REQUIREMENTS => Write out, word for word, every line from the first one through the line that holds "(0,0) rectangle (1203,770);", and nothing else; skip the pictures.
**********
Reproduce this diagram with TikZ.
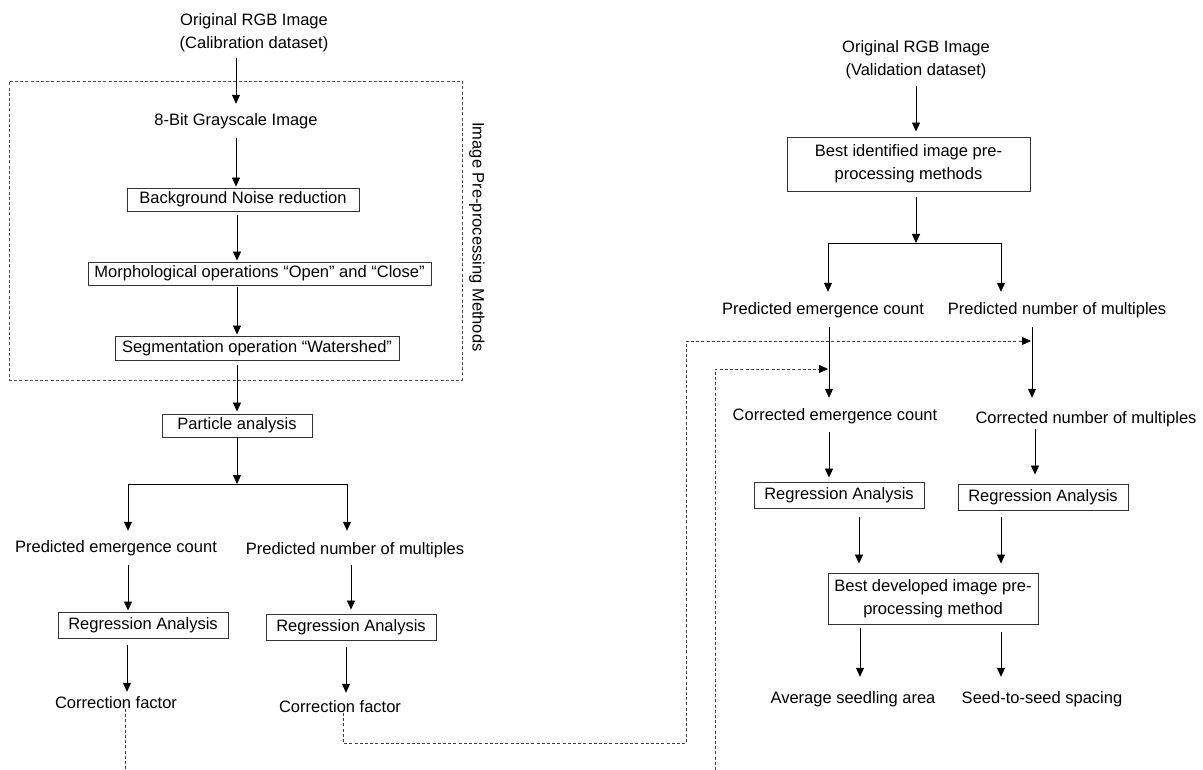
\documentclass[tikz,border=0pt]{standalone}
\usepackage{fontspec}
\setmainfont{Liberation Sans}
\usetikzlibrary{arrows.meta,calc}
\begin{document}
\begin{tikzpicture}[x=1pt,y=-1pt,
  every node/.style={font=\fontsize{16.5}{23}\selectfont},
  box/.style={draw=black!80, line width=0.9pt, inner sep=0pt, minimum height=24pt, align=center},
  lbl/.style={inner sep=0pt, minimum height=34pt, align=center},
  arr/.style={line width=0.8pt, -{Triangle[length=9pt,width=8pt]}},
  ln/.style={line width=0.8pt},
  dsh/.style={line width=0.8pt, black!75, dash pattern=on 3pt off 2.2pt},
  dsharr/.style={dsh, -{Triangle[length=9pt,width=8pt,color=black]}}
]
\useasboundingbox (0,0) rectangle (1203,770);

% ---------------- left column ----------------
\node[lbl, minimum height=51pt] (t1) at (254,32.5) {Original RGB Image\\(Calibration dataset)};
\node[draw=black!70, line width=0.8pt, dash pattern=on 3pt off 2.2pt, minimum width=453pt, minimum height=299pt, inner sep=0pt] (grp) at (235.5,230.5) {};
\node[rotate=-90, inner sep=0pt] (vt) at (477,237) {Image Pre-processing Methods};
\node[lbl] (gs) at (236,121) {8-Bit Grayscale Image};
\node[box, minimum width=232pt, minimum height=23pt] (bnr) at (243,199.5) {Background Noise reduction};
\node[box, minimum width=343pt, minimum height=23pt] (mor) at (259.5,273.5) {Morphological operations “Open” and “Close”};
\node[box, minimum width=284pt, minimum height=24pt] (seg) at (257,348) {Segmentation operation “Watershed”};
\node[box, minimum width=150pt, minimum height=23pt] (pa) at (237,425.5) {Particle analysis};
\coordinate (j1) at (237,484);
\node[lbl] (pec1) at (116,548) {Predicted emergence count};
\node[lbl, minimum height=38pt] (pnm1) at (355,550) {Predicted number of multiples};
\node[box, minimum width=170pt, minimum height=26pt] (ra1) at (143,625) {Regression Analysis};
\node[box, minimum width=170pt, minimum height=26pt] (ra2) at (351,627) {Regression Analysis};
\node[lbl, minimum height=22pt] (cf1) at (116,703) {Correction factor};
\node[lbl, minimum height=28pt] (cf2) at (340,707) {Correction factor};

\draw[arr] (t1.south -| 236,0) -- (gs.north -| 236,0);
\draw[arr] (gs.south -| 236,0) -- ([yshift=1pt]bnr.north -| 236,0);
\draw[arr] ([yshift=-4pt]bnr.south -| 237,0) -- ([yshift=1pt]mor.north -| 237,0);
\draw[arr] ([yshift=-2pt]mor.south -| 237,0) -- ([yshift=1pt]seg.north -| 237,0);
\draw[arr] ([yshift=-5pt]seg.south -| 237,0) -- ([yshift=2pt]pa.north -| 237,0);
\draw[arr] (pa.south) -- (j1);
\draw[ln] (j1) -- (347,484);
\draw[ln] (j1) -- (128,484);
\draw[arr] (128,484) -- (pec1.north -| 128,0);
\draw[arr] (347,484) -- (pnm1.north -| 347,0);
\draw[arr] (pec1.south -| 128,0) -- ([yshift=1pt]ra1.north -| 128,0);
\draw[arr] ([yshift=4pt]pnm1.south -| 351,0) -- ([yshift=4pt]ra2.north -| 351,0);
\draw[arr] ([yshift=-7pt]ra1.south -| 127,0) -- (cf1.north -| 127,0);
\draw[arr] ([yshift=-7pt]ra2.south -| 346,0) -- (cf2.north -| 346,0);

% ---------------- right column ----------------
\node[lbl, minimum height=52pt] (t2) at (916,60) {Original RGB Image\\(Validation dataset)};
\node[box, minimum width=243pt, minimum height=54pt] (bi) at (908.5,164) {Best identified image pre-\\processing methods};
\coordinate (j2) at (916,243);
\node[lbl, minimum height=36pt] (pec2) at (823,310) {Predicted emergence count};
\node[lbl, minimum height=36pt] (pnm2) at (1057,310) {Predicted number of multiples};
\node[lbl, minimum height=36pt] (cec) at (835,416) {Corrected emergence count};
\node[lbl, minimum height=42pt] (cnm) at (1086,419) {Corrected number of multiples};
\node[box, minimum width=170pt, minimum height=26pt] (ra3) at (839,495) {Regression Analysis};
\node[box, minimum width=170pt, minimum height=26pt] (ra4) at (1043,497) {Regression Analysis};
\node[box, minimum width=210pt, minimum height=51pt] (bd) at (933,598.5) {Best developed image pre-\\processing method};
\node[lbl, minimum height=44pt] (avg) at (853,699) {Average seedling area};
\node[lbl, minimum height=44pt] (sss) at (1042,699) {Seed-to-seed spacing};

\draw[arr] (t2.south -| 916,0) -- ([yshift=5pt]bi.north -| 916,0);
\draw[arr] ([yshift=-6pt]bi.south -| 916,0) -- (j2);
\draw[ln] (j2) -- (828,243);
\draw[ln] (j2) -- (1001,243);
\draw[arr] (828,243) -- (pec2.north -| 828,0);
\draw[arr] (1001,243) -- (pnm2.north -| 1001,0);
\draw[arr] ([yshift=1pt]pec2.south -| 829,0) -- (cec.north -| 829,0);
\draw[arr] ([yshift=1pt]pnm2.south -| 1032,0) -- (cnm.north -| 1032,0);
\draw[arr] ([yshift=2pt]cec.south -| 829,0) -- ([yshift=4pt]ra3.north -| 829,0);
\draw[arr] ([yshift=11pt]cnm.south -| 1035,0) -- ([yshift=9pt]ra4.north -| 1035,0);
\draw[arr] ([yshift=-9pt]ra3.south -| 859,0) -- ([yshift=9pt]bd.north -| 859,0);
\draw[arr] ([yshift=-7pt]ra4.south -| 1001,0) -- ([yshift=9pt]bd.north -| 1001,0);
\draw[arr] ([yshift=-4pt]bd.south -| 860,0) -- (avg.north -| 860,0);
\draw[arr] ([yshift=-8pt]bd.south -| 1001,0) -- (sss.north -| 1001,0);

% ---------------- dashed feedback connectors ----------------
\coordinate (d1) at (125,770);
\coordinate (d2) at (715,770);
\coordinate (in1) at (828,369);
\coordinate (in2) at (1031,341);
\draw[dsh] (cf1.base -| 125,0) -- (d1);
\draw[dsharr] (cf2.base -| 343,0) |- (686,743) |- (in2);
\draw[dsharr] (d2) |- (in1);
\end{tikzpicture}
\end{document}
**********
FINISHED TASK =>
Reproduce this diagram with TikZ.
\documentclass[tikz,border=0pt]{standalone}
\usepackage{fontspec}
\setmainfont{Liberation Sans}
\usetikzlibrary{arrows.meta,calc}
\begin{document}
\begin{tikzpicture}[x=1pt,y=-1pt,
  every node/.style={font=\fontsize{16.5}{23}\selectfont},
  box/.style={draw=black!80, line width=0.9pt, inner sep=0pt, minimum height=24pt, align=center},
  lbl/.style={inner sep=0pt, minimum height=34pt, align=center},
  arr/.style={line width=0.8pt, -{Triangle[length=9pt,width=8pt]}},
  ln/.style={line width=0.8pt},
  dsh/.style={line width=0.8pt, black!75, dash pattern=on 3pt off 2.2pt},
  dsharr/.style={dsh, -{Triangle[length=9pt,width=8pt,color=black]}}
]
\useasboundingbox (0,0) rectangle (1203,770);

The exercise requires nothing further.